Longtemps considéré comme conservateur et même comme un peu passif, Sunu a montré ces dernières années qu’il pouvait aller de l’avant. Il a ainsi lancé dans la plupart des pays où il opère des filiales d’assurance-dommage.
Entre fin 2015 et début 2016, il a injecté plus de 10 millions d’euros dans Equity Assurance, s’ouvrant d’un coup les portes de trois pays : le Nigeria, le Ghana et le Liberia. Il finalise actuellement la reprise d’une banque togolaise, la BPEC, pour une vingtaine de millions d’euros.
Signe d’une forte croissance, ses revenus ont d’ailleurs bondi entre 2015 et 2016 de 152 à 192 millions d’euros.

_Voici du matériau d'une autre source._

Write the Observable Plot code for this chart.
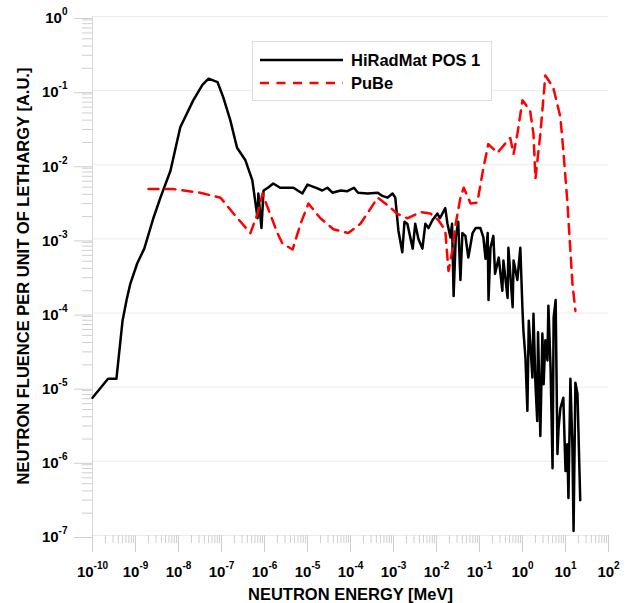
<!DOCTYPE html>
<html>
<head>
<meta charset="utf-8">
<script src="https://cdn.jsdelivr.net/npm/d3@7"></script>
<script src="https://cdn.jsdelivr.net/npm/@observablehq/plot@0.6"></script>
<style>
  html, body { margin: 0; padding: 0; background: #fff; }
  #wrap { position: relative; width: 628px; height: 603px; font-family: "Liberation Sans", Arial, sans-serif; }
  #legend { position: absolute; left: 252px; top: 41px; width: 238px; height: 58px; border: 1px solid #dcdcdc; background: #fff; box-sizing: content-box; }
  .row { position: absolute; left: 0; height: 20px; display: flex; align-items: center; }
  .row span { font-weight: bold; font-size: 16.5px; color: #000; margin-left: 8px; }
  .row svg { margin-left: 7px; }
</style>
</head>
<body>
<div id="wrap"></div>
<script>
// ---- data ----
const seriesNames = ["HiRadMat POS 1", "PuBe"];

const hiradE = [1e-10, 2.3e-10, 3.6e-10, 5.0e-10, 6.2e-10, 7.6e-10, 1.1e-9, 1.6e-9, 2.6e-9, 3.8e-9, 6.5e-9,
  1.1e-8, 2.2e-8, 3.6e-8, 5.0e-8, 8.1e-8, 1.1e-7, 1.6e-7, 2.3e-7, 3.6e-7, 5.2e-7, 6.2e-7, 6.9e-7, 7.2e-7,
  8.5e-7, 9.5e-7, 1.2e-6, 1.6e-6, 2.3e-6, 4.7e-6, 7.6e-6, 1.0e-5, 1.7e-5, 2.2e-5, 2.9e-5, 3.8e-5, 5.9e-5,
  8.5e-5, 1.2e-4, 1.5e-4, 2.5e-4, 4.3e-4, 5.5e-4, 7.2e-4, 9.5e-4, 1.1e-3, 1.3e-3, 1.6e-3, 1.8e-3, 2.1e-3,
  2.8e-3, 3.2e-3, 3.8e-3, 4.7e-3, 5.5e-3, 6.5e-3, 8.1e-3, 1.05e-2, 1.2e-2, 1.6e-2, 1.8e-2, 2.1e-2, 2.3e-2,
  2.5e-2, 2.8e-2, 3.2e-2, 3.6e-2, 4.0e-2, 4.7e-2, 5.5e-2, 6.9e-2, 8.1e-2, 0.105, 0.123, 0.138, 0.155, 0.162,
  0.18, 0.21, 0.23, 0.28, 0.34, 0.36, 0.45, 0.47, 0.59, 0.62, 0.76, 0.89, 1.0, 1.05, 1.17, 1.3, 1.4, 1.7,
  1.8, 2.0, 2.2, 2.3, 2.6, 2.9, 3.1, 3.4, 3.8, 4.0, 4.5, 5.0, 5.3, 5.9, 6.5, 6.9, 7.6, 8.9, 10, 11, 11.7,
  13, 14.5, 15.4, 17, 19, 22];
const hiradF = [7.2e-6, 1.3e-5, 1.3e-5, 7.9e-5, 1.5e-4, 2.5e-4, 4.7e-4, 7.4e-4, 1.9e-3, 3.6e-3, 8.3e-3,
  3.2e-2, 7.4e-2, 0.12, 0.145, 0.13, 8.1e-2, 4.0e-2, 1.7e-2, 1.15e-2, 6.2e-3, 3.0e-3, 1.9e-3, 4.1e-3,
  1.4e-3, 4.5e-3, 4.9e-3, 5.6e-3, 4.9e-3, 4.9e-3, 4.1e-3, 5.4e-3, 4.8e-3, 4.5e-3, 4.9e-3, 4.2e-3, 4.5e-3,
  4.4e-3, 4.9e-3, 4.2e-3, 4.1e-3, 4.2e-3, 3.8e-3, 3.6e-3, 4.1e-3, 3.6e-3, 1.3e-3, 6.6e-4, 1.7e-3, 1.6e-3,
  7.4e-4, 1.6e-3, 1.0e-3, 7.4e-4, 1.6e-3, 1.4e-3, 1.8e-3, 2.2e-3, 1.9e-3, 2.6e-3, 1.6e-3, 1.05e-3, 1.6e-3,
  1.7e-4, 1.05e-3, 1.7e-3, 2.8e-4, 1.2e-3, 1.1e-3, 5.6e-4, 1.2e-3, 1.4e-3, 1.4e-3, 1.05e-3, 5.4e-4, 1.2e-3, 1.5e-4,
  7.6e-4, 1.1e-3, 3.4e-4, 5.6e-4, 2.0e-4, 5.1e-4, 1.6e-4, 7.6e-4, 1.2e-4, 5.1e-4, 2.8e-4, 7.6e-4, 1.1e-4, 5.8e-5, 2.5e-5, 4.8e-6, 7.9e-5, 1.35e-5,
  9.8e-5, 1.1e-5, 3.5e-6, 5.5e-5, 2.2e-6, 5.3e-5, 1.1e-5, 4.3e-5, 2.3e-5, 1.26e-4, 1.8e-5, 8.1e-7, 8.7e-5, 1.5e-4, 1.26e-6, 2.8e-6, 5.2e-6, 7.2e-6, 7.4e-7, 1.7e-6, 3.2e-7,
  1.3e-5, 1.5e-6, 1.15e-7, 1.15e-5, 8.1e-6, 3.0e-7];

const pubeE = [2.0e-9, 7.6e-9, 3.2e-8, 9.5e-8, 1.9e-7, 4.7e-7, 6.9e-7, 9.0e-7, 1.2e-6, 2.0e-6, 2.6e-6, 4.5e-6,
  6.9e-6, 1.05e-5, 2.0e-5, 4.0e-5, 8.9e-5, 1.7e-4, 4.3e-4, 7.6e-4, 1.2e-3, 2.1e-3, 4.3e-3, 7.2e-3, 1.1e-2,
  1.6e-2, 1.9e-2, 2.3e-2, 2.8e-2, 3.6e-2, 4.3e-2, 6.2e-2, 8.9e-2, 0.12, 0.16, 0.26, 0.45, 0.52, 0.62, 0.76,
  1.0, 1.5, 1.8, 2.0, 2.6, 3.4, 5.2, 7.6, 8.9, 11, 14.5, 17];
const pubeF = [4.7e-3, 4.7e-3, 4.2e-3, 3.6e-3, 2.2e-3, 1.2e-3, 2.2e-3, 4.1e-3, 2.6e-3, 1.2e-3, 8.7e-4, 7.2e-4,
  1.6e-3, 3.0e-3, 1.9e-3, 1.35e-3, 1.2e-3, 1.6e-3, 3.6e-3, 2.8e-3, 2.2e-3, 1.9e-3, 2.3e-3, 2.2e-3, 1.8e-3,
  1.3e-3, 3.7e-4, 6.6e-4, 1.6e-3, 3.6e-3, 4.9e-3, 3.0e-3, 3.1e-3, 8.3e-3, 1.9e-2, 1.45e-2, 2.1e-2, 2.3e-2, 1.4e-2, 2.6e-2,
  7.4e-2, 5.4e-2, 2.6e-2, 6.5e-3, 2.6e-2, 0.16, 0.11, 4.4e-2, 1.55e-2, 3.3e-3, 2.5e-4, 1.07e-4];

const xTicks = [1e-10, 1e-9, 1e-8, 1e-7, 1e-6, 1e-5, 1e-4, 1e-3, 1e-2, 1e-1, 1e0, 1e1, 1e2];
const yTicks = [1e-7, 1e-6, 1e-5, 1e-4, 1e-3, 1e-2, 1e-1, 1e0];
const xTitle = "NEUTRON ENERGY [MeV]";
const yTitle = "NEUTRON FLUENCE PER UNIT OF LETHARGY [A.U.]";

// ---- build tables ----
const hirad = hiradE.map((e, i) => ({E: e, F: hiradF[i]}));
const pube = pubeE.map((e, i) => ({E: e, F: pubeF[i]}));
const minorOf = (ticks) => ticks.slice(0, -1).flatMap(t => [2,3,4,5,6,7,8,9].map(m => m * t));
const xMinor = minorOf(xTicks);
const yMinor = minorOf(yTicks);
const fmt = d => "10^" + Math.round(Math.log10(d));
const tickGrey = "#cfcfcf";
const font = "'Liberation Sans', Arial, sans-serif";

const chart = Plot.plot({
  width: 628,
  height: 603,
  marginLeft: 92,
  marginRight: 20,
  marginTop: 16,
  marginBottom: 68,
  x: {type: "log", domain: [xTicks[0], xTicks[xTicks.length - 1]], label: null},
  y: {type: "log", domain: [yTicks[0], yTicks[yTicks.length - 1]], label: null},
  style: {fontFamily: font, fontSize: "15px", fontWeight: "bold", color: "#000", background: "transparent"},
  marks: [
    Plot.gridY(yTicks, {stroke: "#ebebeb", strokeOpacity: 1, strokeWidth: 1}),
    Plot.ruleX([xTicks[0]], {stroke: "#d8d8d8", strokeWidth: 1}),
    Plot.axisY(yMinor, {tickSize: 10, tickFormat: () => "", label: null, stroke: tickGrey}),
    Plot.axisY(yTicks, {tickSize: 18, tickPadding: 7, dy: 2, tickFormat: fmt, label: null, stroke: tickGrey, fill: "#000"}),
    Plot.axisX(xMinor, {tickSize: 8, tickFormat: () => "", label: null, stroke: tickGrey}),
    Plot.axisX(xTicks, {tickSize: 17, tickPadding: 14, tickFormat: fmt, label: null, stroke: tickGrey, fill: "#000"}),
    Plot.line(hirad, {x: "E", y: "F", stroke: "#000", strokeWidth: 2.5, strokeLinejoin: "round"}),
    Plot.line(pube, {x: "E", y: "F", stroke: "#ff0000", strokeWidth: 2.5, strokeDasharray: "10,7"}),
    Plot.text([xTitle], {text: d => d, frameAnchor: "bottom", lineAnchor: "middle", textAnchor: "middle", dy: 59, fontSize: 16.5, fontWeight: "bold", fill: "#000"}),
    Plot.text([yTitle], {text: d => d, frameAnchor: "left", lineAnchor: "middle", textAnchor: "middle", rotate: -90, dx: -69, fontSize: 16.5, fontWeight: "bold", fill: "#000"})
  ]
});

// superscript exponents in tick labels
const svgNS = "http://www.w3.org/2000/svg";
chart.querySelectorAll('g[aria-label$="tick label"] text').forEach(t => {
  const s = t.textContent;
  if (!s || s.indexOf("^") < 0) return;
  const [b, e] = s.split("^");
  t.textContent = "";
  const t1 = document.createElementNS(svgNS, "tspan");
  t1.textContent = b;
  const t2 = document.createElementNS(svgNS, "tspan");
  t2.textContent = e;
  t2.setAttribute("dy", "-8");
  t2.setAttribute("font-size", "10");
  t.appendChild(t1);
  t.appendChild(t2);
});

const wrap = document.getElementById("wrap");
wrap.appendChild(chart);

// legend (HTML overlay)
const legend = document.createElement("div");
legend.id = "legend";
const styles = [{stroke: "#000", dash: null}, {stroke: "#ff0000", dash: "9,7.5"}];
seriesNames.forEach((name, i) => {
  const row = document.createElement("div");
  row.className = "row";
  row.style.top = (8 + i * 23) + "px";
  const sw = d3.create("svg").attr("width", 83).attr("height", 6);
  sw.append("line").attr("x1", 0).attr("x2", 83).attr("y1", 3).attr("y2", 3)
    .attr("stroke", styles[i].stroke).attr("stroke-width", 2.5)
    .attr("stroke-dasharray", styles[i].dash);
  row.appendChild(sw.node());
  const lab = document.createElement("span");
  lab.textContent = name;
  row.appendChild(lab);
  legend.appendChild(row);
});
wrap.appendChild(legend);
</script>
</body>
</html>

« Face à des concurrents aux poches bien pleines et aux ambitions débordantes, il n’avait pas trop le choix, commente un spécialiste du secteur. Swiss Re, la Banque nationale du Canada et Amethis ont investi environ 200 millions d’euros dans NSIA. Le sud-africain Sanlam a misé plus de 600 millions de dollars dans Saham. »

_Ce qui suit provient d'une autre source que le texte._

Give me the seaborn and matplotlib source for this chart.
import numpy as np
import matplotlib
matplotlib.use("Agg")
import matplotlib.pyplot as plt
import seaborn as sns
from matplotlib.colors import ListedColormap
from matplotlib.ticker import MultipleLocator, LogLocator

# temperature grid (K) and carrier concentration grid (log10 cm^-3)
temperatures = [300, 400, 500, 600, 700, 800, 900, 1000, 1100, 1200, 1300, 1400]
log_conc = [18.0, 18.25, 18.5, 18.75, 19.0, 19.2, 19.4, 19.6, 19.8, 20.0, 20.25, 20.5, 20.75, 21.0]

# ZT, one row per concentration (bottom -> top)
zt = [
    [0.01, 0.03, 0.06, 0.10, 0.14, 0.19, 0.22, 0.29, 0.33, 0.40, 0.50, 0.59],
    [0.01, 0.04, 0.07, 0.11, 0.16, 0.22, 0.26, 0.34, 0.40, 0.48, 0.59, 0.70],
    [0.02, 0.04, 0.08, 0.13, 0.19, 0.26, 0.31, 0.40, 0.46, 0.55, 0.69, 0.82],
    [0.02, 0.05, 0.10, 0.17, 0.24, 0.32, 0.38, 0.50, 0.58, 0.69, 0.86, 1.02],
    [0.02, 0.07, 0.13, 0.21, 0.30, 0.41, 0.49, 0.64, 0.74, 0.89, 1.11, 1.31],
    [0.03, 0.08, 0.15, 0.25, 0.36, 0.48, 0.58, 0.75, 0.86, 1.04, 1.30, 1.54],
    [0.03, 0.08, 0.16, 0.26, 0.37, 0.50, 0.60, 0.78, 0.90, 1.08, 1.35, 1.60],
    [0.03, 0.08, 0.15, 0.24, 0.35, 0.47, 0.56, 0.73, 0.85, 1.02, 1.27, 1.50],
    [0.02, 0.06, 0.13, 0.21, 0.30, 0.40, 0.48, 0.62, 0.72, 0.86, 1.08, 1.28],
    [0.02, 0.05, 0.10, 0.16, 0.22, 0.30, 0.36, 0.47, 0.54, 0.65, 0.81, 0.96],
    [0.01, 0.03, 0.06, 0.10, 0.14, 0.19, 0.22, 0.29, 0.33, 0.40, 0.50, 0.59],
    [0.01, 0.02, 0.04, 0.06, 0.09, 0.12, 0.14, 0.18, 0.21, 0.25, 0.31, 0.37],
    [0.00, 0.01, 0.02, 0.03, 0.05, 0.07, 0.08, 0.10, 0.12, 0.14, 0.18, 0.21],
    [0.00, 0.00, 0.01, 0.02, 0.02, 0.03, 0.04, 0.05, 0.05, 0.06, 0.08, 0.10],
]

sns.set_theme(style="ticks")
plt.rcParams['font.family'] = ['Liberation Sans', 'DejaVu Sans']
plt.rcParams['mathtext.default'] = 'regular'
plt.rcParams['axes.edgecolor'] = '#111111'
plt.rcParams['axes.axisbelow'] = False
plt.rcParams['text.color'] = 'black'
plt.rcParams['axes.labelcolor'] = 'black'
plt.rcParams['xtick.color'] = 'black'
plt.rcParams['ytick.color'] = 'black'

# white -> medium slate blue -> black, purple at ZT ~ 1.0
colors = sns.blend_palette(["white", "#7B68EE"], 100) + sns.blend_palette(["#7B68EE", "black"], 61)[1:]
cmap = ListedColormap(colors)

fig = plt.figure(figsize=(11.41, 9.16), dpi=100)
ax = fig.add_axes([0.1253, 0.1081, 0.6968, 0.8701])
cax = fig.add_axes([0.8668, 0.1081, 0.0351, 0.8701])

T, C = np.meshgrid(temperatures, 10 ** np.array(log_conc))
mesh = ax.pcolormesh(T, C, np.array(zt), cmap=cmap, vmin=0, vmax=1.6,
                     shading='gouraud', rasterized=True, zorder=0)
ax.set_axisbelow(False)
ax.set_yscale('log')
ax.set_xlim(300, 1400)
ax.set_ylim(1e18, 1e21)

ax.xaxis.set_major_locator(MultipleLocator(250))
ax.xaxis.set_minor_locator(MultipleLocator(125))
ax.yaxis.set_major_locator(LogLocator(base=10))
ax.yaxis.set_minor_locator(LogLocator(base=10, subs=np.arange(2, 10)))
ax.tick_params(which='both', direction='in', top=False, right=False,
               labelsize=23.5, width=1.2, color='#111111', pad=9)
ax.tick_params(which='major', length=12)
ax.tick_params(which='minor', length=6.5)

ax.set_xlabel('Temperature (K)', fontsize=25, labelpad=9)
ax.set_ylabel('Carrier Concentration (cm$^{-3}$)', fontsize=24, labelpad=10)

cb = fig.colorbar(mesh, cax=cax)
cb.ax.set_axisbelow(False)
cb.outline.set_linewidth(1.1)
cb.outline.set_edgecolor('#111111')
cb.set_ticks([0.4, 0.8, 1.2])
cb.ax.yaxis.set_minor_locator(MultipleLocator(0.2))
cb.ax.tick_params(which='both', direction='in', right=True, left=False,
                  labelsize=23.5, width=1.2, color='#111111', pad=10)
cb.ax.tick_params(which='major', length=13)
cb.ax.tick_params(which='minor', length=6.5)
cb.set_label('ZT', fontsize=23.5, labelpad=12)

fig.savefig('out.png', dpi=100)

Pour Sunu, la montée éclair de Saham pourrait marquer le point de départ d’une nouvelle époque. Elle annonce en tout cas une bataille d’assureurs homérique, comme le secteur n’en a probablement jamais connu.
Deux géants face à face
Saham Assurance
Fondé en 2005 au Maroc
Présence : 21 pays subsahariens, 3 pays maghrébins, Arabie saoudite, Liban
Revenus : environ 1 milliard d’euros
Employés : 3 000
Actionnaires : Saham (Maroc) et Sanlam (Afrique du Sud)
Sunu Assurances
Créé en 1998 en France
Présence : 14 pays subsahariens
Revenus : environ 200 millions d’euros
Employés : 1 800
Actionnaires : Pathé Dione (Sénégal) et plusieurs minoritaires (dont Saham…)
Sunu se fait banquier
Révélée par Jeune Afrique Business+, l’information montre les nouvelles ambitions de Sunu dans la bancassurance. Selon le site, les actionnaires de la BPEC ont autorisé le 15 juillet une augmentation de capital en faveur de Sunu, qui disposera, une fois l’opération validée par les autorités de tutelle, de 58 % de cette banque togolaise – elle compte 27 agences dans le pays.
Le montant investi par le groupe de Pathé Dione n’a pas été communiqué, mais l’opération s’est faite par le biais d’une société nouvellement créée à Abidjan, Sunu Investment Holding, dotée de 12,5 milliards de F CFA de capital (environ 19 millions d’euros) et possédée à 35 % par Sunu…
L’assureur, qui a aussi été candidat à la reprise des parts de BNP Paribas dans la Banque internationale pour le commerce et l’industrie au Gabon (Bicig), ne cache plus sa volonté d’effectuer des acquisitions ciblées dans le domaine bancaire.
L’un de ses concurrents, NSIA, suit la même politique : propriétaire de NSIA Banque en Côte d’Ivoire et en Guinée, le groupe ivoirien finalise la reprise des actifs francophones de Diamond Bank.